Des casques doués de "son 3D" — alors qu'il s'agit au mieux d'une virtualisation surround, donc seulement 2D — aux attractions foraines "5D" en passant par la 4DX : les D sont les nouveaux X. Jusqu'ici, seules une ou deux dimensions étaient ajoutées, histoire d'innocemment gonfler la sauce, sans avoir l'air d'y toucher. C'était le bon vieux temps, ma bonne dame : tapis dans l'ombre de la rédac, on attendait, avec un sentiment de crainte mêlé de curiosité malsaine, le moment où la surenchère marketing allait nous mener à une escalade dépassant les limites de l'entendement, et bien sûr celles de la physique. Ça y est, nous y sommes.
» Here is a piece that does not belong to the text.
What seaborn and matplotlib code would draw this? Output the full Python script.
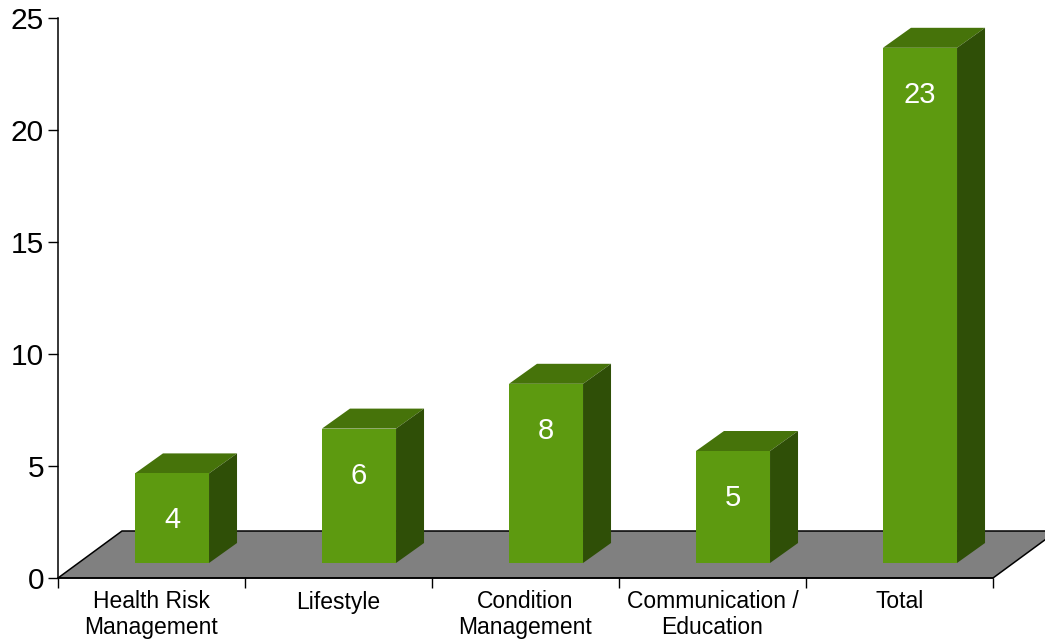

Mesdames et messieurs, accrochez-vous fermement à vos Hamilton et Bourbaki : voici venir la déferlante de l'Audio… 8D.
D'ailleurs, est-on certain que le D de 8D fasse référence aux dimensions ? Même pas : dans un article, il est écrit avec grande confiance "La '8D' (huit dimensions) est une technique de mixage qui permet d'entendre des musiques ou des sons de huitdirections différentes." — bien sûr, après deux glorieux siècles d'analyse vectorielle, pourquoi s'embêter à différencier deux concepts comme "dimension" et "direction" ? Ou à les manier correctement : dans un autre article, on lit "La musique 3D, elle, est bien concrète. Elle va au-delà de la stéréophonie (2D), qui se contente de balancer le son de gauche à droite." — sauf que "la stéréophonique qui se contente de balancer le son de gauche à droite", c'est de la 1D. Bref, outre la nécessité d'un bon dépoussiérage mathématique, rien n'est clair — ni pour ceux qui font de l'audio 8D, ni pour ceux qui en parlent.
Le D à x faces
On cause, on cause, mais on ne vous a toujours rien fait écouter. Enfilez donc votre plus beau casque, et accordez-nous le temps d'écoute de ces quelques morceaux "en 8D".Le premier exemple, proposé par la chaîne YouTube 8D Tunes, fait plutôt bien son travail : les mouvements circulaires autour de l'auditeur (2D) sont spatialisés en binaural, leur trajectoire évolue en fonction de la structure, du mix ou de l'arrangement du morceau (cut, break, etc.) et une réverbération est ajoutée pour créer un effet de pièce crédible. Le second exemple, s'il bénéficie toujours d'une spatialisation binaurale, ne s'adapte pas au morceau (le mouvement circulaire ne varie jamais) et, surtout, souffre de graves problèmes de distorsion. Outre le fait de ne pas respecter le mix original donc, il dégrade sa qualité. Le petit dernier offre quant à lui un tour gratuit à la fête à Neu-Neu : on régresse vers un bête autopan gauche/droite (1D), réglé à une vitesse fixe capable de vous filer la nausée en 8(D) secondes chrono. Chacun y va d'ailleurs de sa petite recette ; quand certains s'en tiennent strictement à la formule la plus basique, d'autres s'en donnent à cœur joie et ajoutent quelques ingrédients-surprises — pourquoi pas une réverb d'église par-ci, ou un superflanger par-là.